WHAT TO PRODUCE
Every line from the start of the records through the line with "import * as" is to be written out exactly; pictures are not.

====== DATASET ======

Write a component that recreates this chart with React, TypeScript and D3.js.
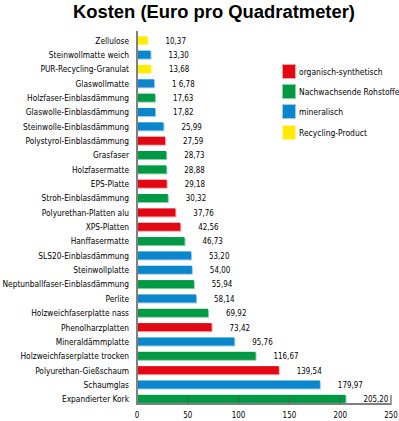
import React from "react";
import * as d3 from "d3";

const categories = [
  "Zellulose",
  "Steinwollmatte weich",
  "PUR-Recycling-Granulat",
  "Glaswollmatte",
  "Holzfaser-Einblasdämmung",
  "Glaswolle-Einblasdämmung",
  "Steinwolle-Einblasdämmung",
  "Polystyrol-Einblasdämmung",
  "Grasfaser",
  "Holzfasermatte",
  "EPS-Platte",
  "Stroh-Einblasdämmung",
  "Polyurethan-Platten alu",
  "XPS-Platten",
  "Hanffasermatte",
  "SLS20-Einblasdämmung",
  "Steinwollplatte",
  "Neptunballfaser-Einblasdämmung",
  "Perlite",
  "Holzweichfaserplatte nass",
  "Phenolharzplatten",
  "Mineraldämmplatte",
  "Holzweichfaserplatte trocken",
  "Polyurethan-Gießschaum",
  "Schaumglas",
  "Expandierter Kork",
];

const values = [
  10.37, 13.3, 13.68, 16.78, 17.63, 17.82, 25.99, 27.59, 28.73, 28.88, 29.18,
  30.32, 37.76, 42.56, 46.73, 53.2, 54.0, 55.94, 58.14, 69.92, 73.42, 95.76,
  116.67, 139.54, 179.97, 205.2,
];

const valueLabels = [
  "10,37", "13,30", "13,68", "1 6,78", "17,63", "17,82", "25,99", "27,59",
  "28,73", "28,88", "29,18", "30,32", "37,76", "42,56", "46,73", "53,20",
  "54,00", "55,94", "58,14", "69,92", "73,42", "95,76", "116,67", "139,54",
  "179,97", "205,20",
];

// group index per bar: 0 organisch-synthetisch, 1 Nachwachsende, 2 mineralisch, 3 Recycling
const groups = [
  3, 2, 3, 2, 1, 2, 2, 0, 1, 1, 0, 1, 0, 0, 1, 2, 2, 1, 2, 1, 0, 2, 1, 0, 2, 1,
];

const legendLabels = [
  "organisch-synthetisch",
  "Nachwachsende Rohstoffe",
  "mineralisch",
  "Recycling-Product",
];

const xTicks = [0, 50, 100, 150, 200, 250];

const colors = ["#e30613", "#009a44", "#0a86cd", "#ffec00"];
const lightColors = ["#f4a3a8", "#8fd0a8", "#9ccbeb", "#fff7a0"];

const FONT = "'DejaVu Sans Condensed', 'Liberation Sans', sans-serif";

function CText({
  x,
  y,
  anchor = "start",
  size = 9.5,
  sx = 0.86,
  children,
}: {
  x: number;
  y: number;
  anchor?: "start" | "middle" | "end";
  size?: number;
  sx?: number;
  children: React.ReactNode;
}) {
  return (
    <g transform={`translate(${x},${y}) scale(${sx},1)`}>
      <text x={0} y={0} textAnchor={anchor} fontSize={size} fill="#000" fontFamily={FONT}>
        {children}
      </text>
    </g>
  );
}

export default function App() {
  const W = 399;
  const H = 421;
  const x = d3.scaleLinear().domain([0, 250]).range([137, 391]);
  const y = d3
    .scaleBand<string>()
    .domain(categories)
    .range([33.1, 406])
    .paddingInner(0.44)
    .paddingOuter(0.22);
  const bw = y.bandwidth();
  const axisY = 404;

  return (
    <svg
      width={W}
      height={H}
      style={{ position: "absolute", left: 0, top: 0, background: "#fff" }}
    >
      <text
        x={214}
        y={18}
        textAnchor="middle"
        fontFamily="'Liberation Sans', Arial, sans-serif"
        fontWeight="bold"
        fontSize={18}
        textLength={282}
        lengthAdjust="spacingAndGlyphs"
        fill="#000"
      >
        Kosten (Euro pro Quadratmeter)
      </text>

      {categories.map((c, i) => {
        const yy = y(c)!;
        const g = groups[i];
        const x0 = x(0);
        const x1 = x(values[i]);
        return (
          <g key={c}>
            <rect x={x0 + 1} y={yy + 1} width={x1 - x0} height={bw} fill={lightColors[g]} />
            <rect x={x0} y={yy} width={x1 - x0} height={bw} fill={colors[g]} />
            <CText x={129} y={yy + bw / 2 + 3.4} anchor="end" sx={0.875}>
              {c}
            </CText>
            <CText x={x1 + 18} y={yy + bw / 2 + 3.4} size={9} sx={0.88}>
              {valueLabels[i]}
            </CText>
          </g>
        );
      })}

      {/* axes */}
      <line x1={x(0)} x2={x(0)} y1={31} y2={axisY + 1} stroke="#808080" strokeWidth={2} />
      <line x1={x(0)} x2={x(250)} y1={axisY} y2={axisY} stroke="#808080" strokeWidth={2} />
      <line x1={x(250)} x2={x(250)} y1={395} y2={axisY + 1} stroke="#808080" strokeWidth={1.5} />
      {xTicks.slice(1, -1).map((t) => (
        <line key={t} x1={x(t)} x2={x(t)} y1={395} y2={axisY} stroke="#555" strokeWidth={0.6} />
      ))}
      {xTicks.map((t) => (
        <CText key={t} x={x(t)} y={418} anchor="middle" size={9} sx={0.88}>
          {t}
        </CText>
      ))}

      {/* legend */}
      {legendLabels.map((l, i) => {
        const ly = [64, 84, 104, 125][i];
        return (
          <g key={l}>
            <rect x={282.5} y={ly + 0.5} width={13} height={14} fill={colors[i]} stroke={lightColors[i]} strokeWidth={1} />
            <CText x={299} y={ly + 10.5} size={9.5} sx={0.89}>
              {l}
            </CText>
          </g>
        );
      })}
    </svg>
  );
}
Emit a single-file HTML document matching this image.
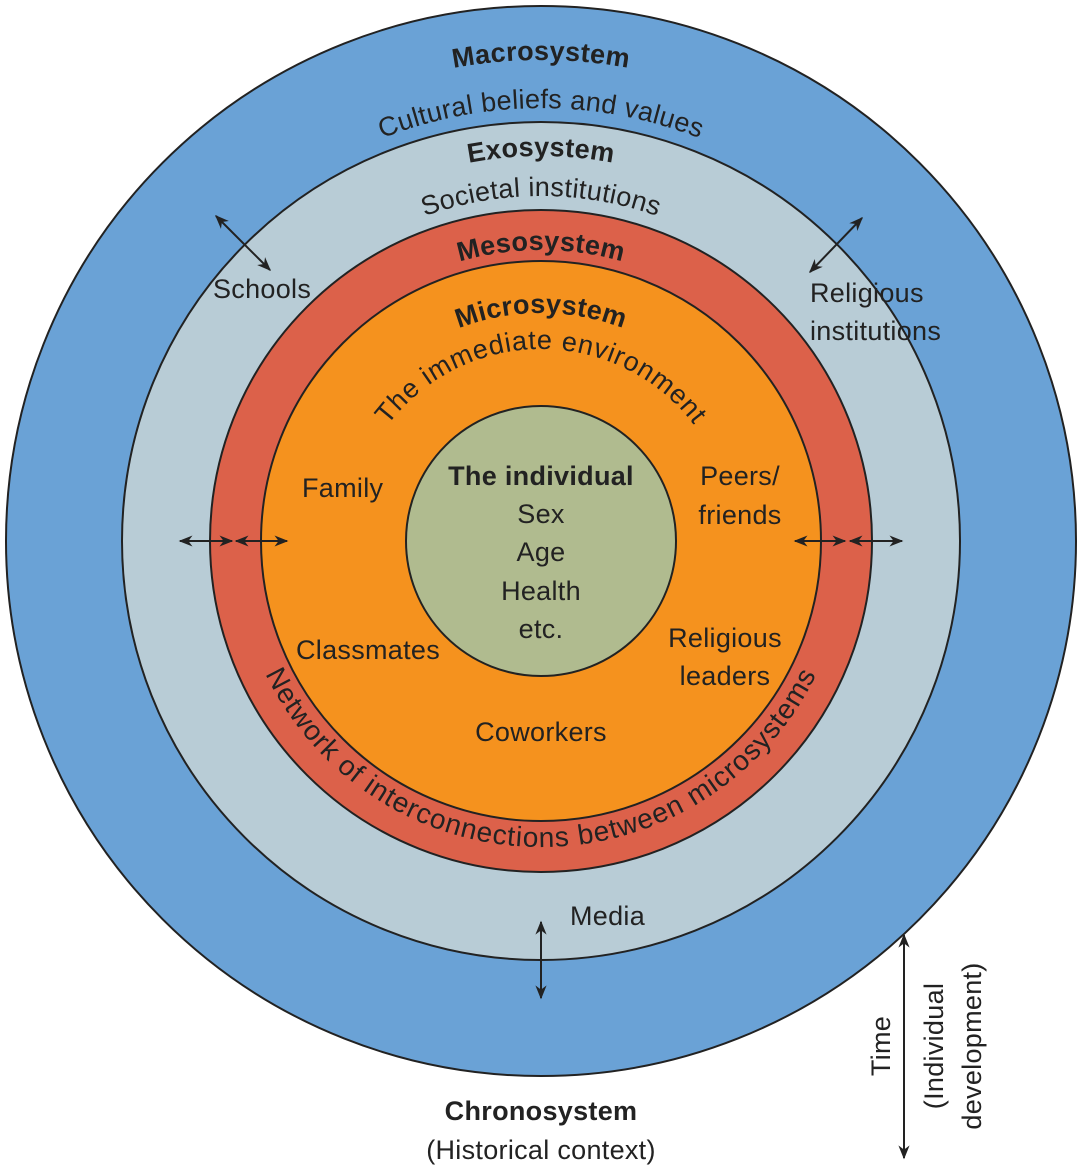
<!DOCTYPE html>
<html><head><meta charset="utf-8"><style>
html,body{margin:0;padding:0;background:#fff;}
svg{display:block;font-family:"Liberation Sans",Arial,sans-serif;}
</style></head><body>
<svg width="1082" height="1170" viewBox="0 0 1082 1170" xmlns="http://www.w3.org/2000/svg">
<defs>
<marker id="ah" viewBox="0 0 10 10" refX="9" refY="5" markerWidth="7" markerHeight="7" orient="auto-start-reverse"><path d="M0,1 L10,5 L0,9 L3,5 z" fill="#222"/></marker>
<path id="pMacro" d="M60,541 A481,481 0 0 1 1022,541"/>
<path id="pCult" d="M108,541 A433,433 0 0 1 974,541"/>
<path id="pExo" d="M156,541 A385,385 0 0 1 926,541"/>
<path id="pSoc" d="M196,541 A345,345 0 0 1 886,541"/>
<path id="pMeso" d="M250,541 A291,291 0 0 1 832,541"/>
<path id="pMicro" d="M313,541 A228,228 0 0 1 769,541"/>
<path id="pImm" d="M349,541 A192,192 0 0 1 733,541"/>
<path id="pNet" d="M235,541 A306,306 0 0 0 847,541"/>
</defs>
<circle cx="541" cy="541" r="535" fill="#6aa2d6" stroke="#222" stroke-width="2"/>
<circle cx="541" cy="541" r="419" fill="#b8ccd6" stroke="#222" stroke-width="2"/>
<circle cx="541" cy="541" r="331" fill="#dc614a" stroke="#222" stroke-width="2"/>
<circle cx="541" cy="541" r="280" fill="#f5921e" stroke="#222" stroke-width="2"/>
<circle cx="541" cy="541" r="135" fill="#b0bb8f" stroke="#222" stroke-width="2"/>

<g fill="#222" font-size="27" letter-spacing="0.3">
<text font-weight="bold" font-size="27"><textPath href="#pMacro" startOffset="50%" text-anchor="middle">Macrosystem</textPath></text>
<text><textPath href="#pCult" startOffset="50%" text-anchor="middle">Cultural beliefs and values</textPath></text>
<text font-weight="bold" font-size="27"><textPath href="#pExo" startOffset="50%" text-anchor="middle">Exosystem</textPath></text>
<text><textPath href="#pSoc" startOffset="50%" text-anchor="middle">Societal institutions</textPath></text>
<text font-weight="bold" font-size="27"><textPath href="#pMeso" startOffset="50%" text-anchor="middle">Mesosystem</textPath></text>
<text font-weight="bold" font-size="27"><textPath href="#pMicro" startOffset="50%" text-anchor="middle">Microsystem</textPath></text>
<text letter-spacing="0.8"><textPath href="#pImm" startOffset="50%" text-anchor="middle">The immediate environment</textPath></text>
<text font-size="28" letter-spacing="1"><textPath href="#pNet" startOffset="50%" text-anchor="middle">Network of interconnections between microsystems</textPath></text>

<text x="213" y="298">Schools</text>
<text x="810" y="302">Religious</text>
<text x="810" y="340">institutions</text>
<text x="302" y="497">Family</text>
<text x="740" y="485" text-anchor="middle">Peers/</text>
<text x="740" y="524" text-anchor="middle">friends</text>
<text x="541" y="485" text-anchor="middle" font-weight="bold" font-size="27">The individual</text>
<text x="541" y="523" text-anchor="middle">Sex</text>
<text x="541" y="561" text-anchor="middle">Age</text>
<text x="541" y="600" text-anchor="middle">Health</text>
<text x="541" y="638" text-anchor="middle">etc.</text>
<text x="296" y="659">Classmates</text>
<text x="725" y="647" text-anchor="middle">Religious</text>
<text x="725" y="685" text-anchor="middle">leaders</text>
<text x="541" y="741" text-anchor="middle">Coworkers</text>
<text x="570" y="925">Media</text>
<text x="541" y="1120" text-anchor="middle" font-weight="bold" font-size="27">Chronosystem</text>
<text x="541" y="1159" text-anchor="middle">(Historical context)</text>
<text transform="translate(890,1046) rotate(-90)" text-anchor="middle">Time</text>
<text transform="translate(943,1046) rotate(-90)" text-anchor="middle">(Individual</text>
<text transform="translate(981,1046) rotate(-90)" text-anchor="middle">development)</text>
</g>

<g stroke="#222" stroke-width="2" marker-start="url(#ah)" marker-end="url(#ah)">
<line x1="216" y1="216" x2="270" y2="270"/>
<line x1="862" y1="218" x2="810" y2="272"/>
<line x1="180" y1="541" x2="232" y2="541"/>
<line x1="236" y1="541" x2="287" y2="541"/>
<line x1="795" y1="541" x2="845" y2="541"/>
<line x1="850" y1="541" x2="902" y2="541"/>
<line x1="541" y1="922" x2="541" y2="998"/>
<line x1="904" y1="935" x2="904" y2="1158"/>
</g>
</svg>
</body></html>
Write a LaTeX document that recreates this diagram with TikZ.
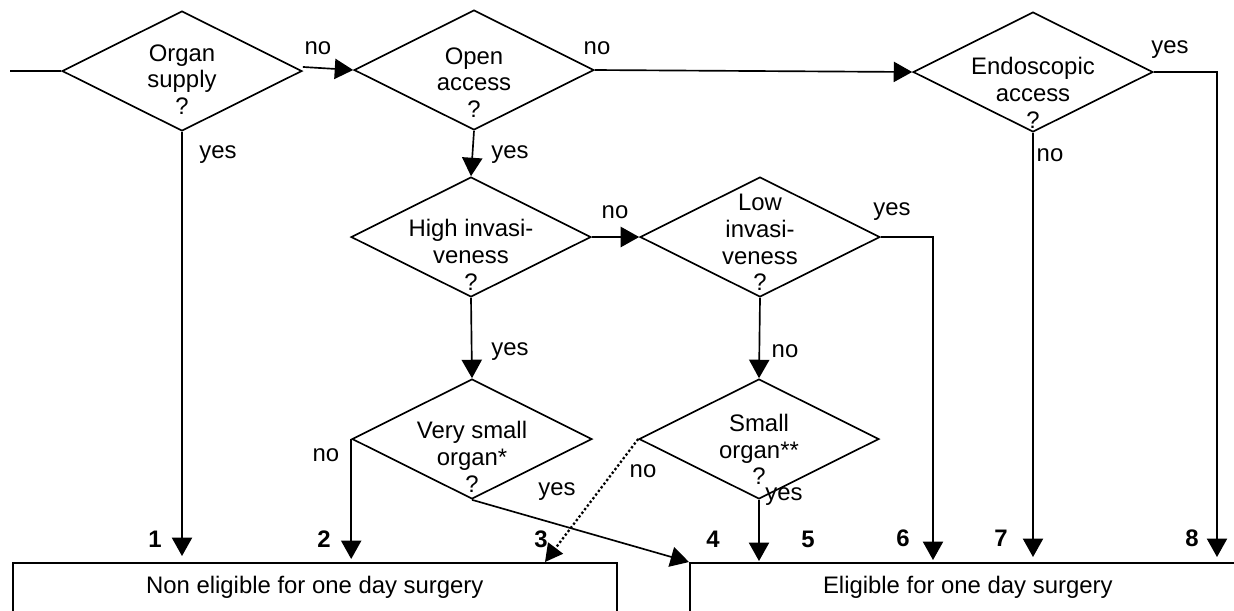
\documentclass[tikz,border=0pt]{standalone}
\usepackage{fontspec}
\setmainfont{Liberation Sans}
\usetikzlibrary{shapes.geometric,arrows.meta,calc}
\begin{document}
\begin{tikzpicture}[x=0.02cm,y=-0.02cm,
  every node/.style={font=\fontsize{13.6}{15.3}\selectfont, inner sep=0pt},
  dec/.style={draw, diamond, aspect=2, minimum width=4.8cm, minimum height=2.4cm, line width=0.95pt},
  dtxt/.style={anchor=north, align=center},
  lbl/.style={anchor=center},
  num/.style={anchor=center, font=\fontsize{13.6}{15.3}\selectfont\bfseries},
  conn/.style={line width=0.95pt},
  arr/.style={conn, -{Triangle[length=10.5pt,width=11.5pt]}},
  dotarr/.style={conn, line width=1.3pt, dash pattern=on 1.3pt off 1.3pt, -{Triangle[length=10pt,width=10.5pt]}},
  outbox/.style={draw, line width=0.95pt, anchor=north west, inner xsep=0pt, inner ysep=4.5pt,
    text height=13.1pt, text depth=25pt}
]
\useasboundingbox (0,0) rectangle (1234,610);

% decisions
\node[dec] (A) at (182,71) {};
\node[dec] (B) at (474,70) {};
\node[dec] (C) at (1033,72) {};
\node[dec] (D) at (471,237) {};
\node[dec] (E) at (760,237) {};
\node[dec] (F) at (472,439) {};
\node[dec] (G) at (759,439) {};

\node[dtxt] (At) at ($(A)+(0,-27)$) {Organ\\supply\\?};
\node[dtxt] (Bt) at ($(B)+(0,-23)$) {Open\\access\\?};
\node[dtxt] (Ct) at ($(C)+(0,-15)$) {Endoscopic\\access\\?};
\node[dtxt] (Dt) at ($(D)+(0,-18)$) {High invasi-\\veness\\?};
\node[dtxt] (Et) at ($(E)+(0,-43.5)$) {Low\\invasi-\\veness\\?};
\node[dtxt] (Ft) at ($(F)+(0,-18)$) {Very small\\organ*\\?};
\node[dtxt] (Gt) at ($(G)+(0,-25.5)$) {Small\\organ**\\?};

% outcome boxes
\node[outbox, minimum width=12.08cm] (N) at (12,562) {Non eligible for one day surgery};
\node[outbox, minimum width=11.12cm] (R) at (689,562) {Eligible for one day surgery};

% end points
\coordinate (start) at (10,71);
\coordinate (e1) at (182,556);
\coordinate (e2) at (356,559);
\coordinate (e3) at (545,562);
\coordinate (e5) at (760,561);
\coordinate (e6) at (933,560);
\coordinate (e7) at (1033,557);
\coordinate (e8) at (1217,557);

% connectors
\draw[conn] (start) -- (A.west);
\draw[arr] ([yshift=2.3pt]A.east) -- (B.west);
\draw[arr] (B.east) -- (C.west);
\draw[arr] (C.east) -| (e8);
\draw[arr] (A.south) -- (e1);
\draw[arr] (B.south) -- (D.north);
\draw[arr] (C.south) -- (e7);
\draw[arr] (D.east) -- (E.west);
\draw[arr] (E.east) -| (e6);
\draw[arr] (D.south) -- (F.north);
\draw[arr] (E.south) -- (G.north);
\draw[arr] (F.west) -- (F.west |- e2);
\draw[arr] (F.south) -- (R.north west);
\draw[dotarr] (G.west) -- (e3);
\draw[arr] (G.south) -- (G.south |- e5);

% labels
\node[lbl] (l1) at (318,48) {no};
\node[lbl] (l2) at (597,48) {no};
\node[lbl] (l3) at (1170,50) {yes};
\node[lbl] (l4) at (218,155) {yes};
\node[lbl] (l5) at (510,155) {yes};
\node[lbl] (l6) at (1050,155) {no};
\node[lbl] (l7) at (615,212) {no};
\node[lbl] (l8) at (892,212) {yes};
\node[lbl] (l9) at (510,352) {yes};
\node[lbl] (l10) at (785,351) {no};
\node[lbl] (l11) at (326,455) {no};
\node[lbl] (l12) at (557,492) {yes};
\node[lbl] (l13) at (643,471) {no};
\node[lbl] (l14) at (784,497) {yes};

% numbers
\node[num] (n1) at (155,539) {1};
\node[num] (n2) at (324,539) {2};
\node[num] (n3) at (541,539) {3};
\node[num] (n4) at (713,539) {4};
\node[num] (n5) at (808,539) {5};
\node[num] (n6) at (903,538) {6};
\node[num] (n7) at (1001,538) {7};
\node[num] (n8) at (1192,538) {8};
\end{tikzpicture}
\end{document}
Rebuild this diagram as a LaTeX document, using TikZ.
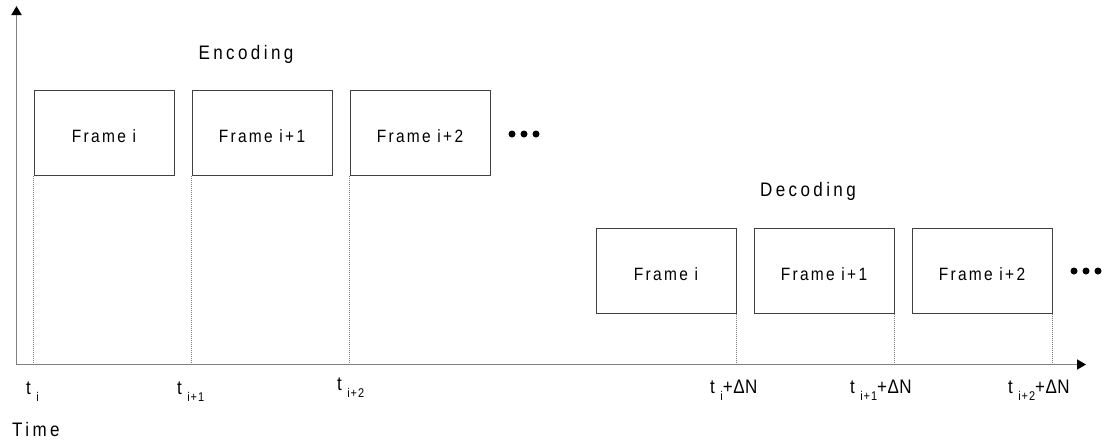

======

RESPONSE TO THIS EXERCISE
Write a component that recreates this chart with React, TypeScript and D3.js.
import React from "react";
import * as d3 from "d3";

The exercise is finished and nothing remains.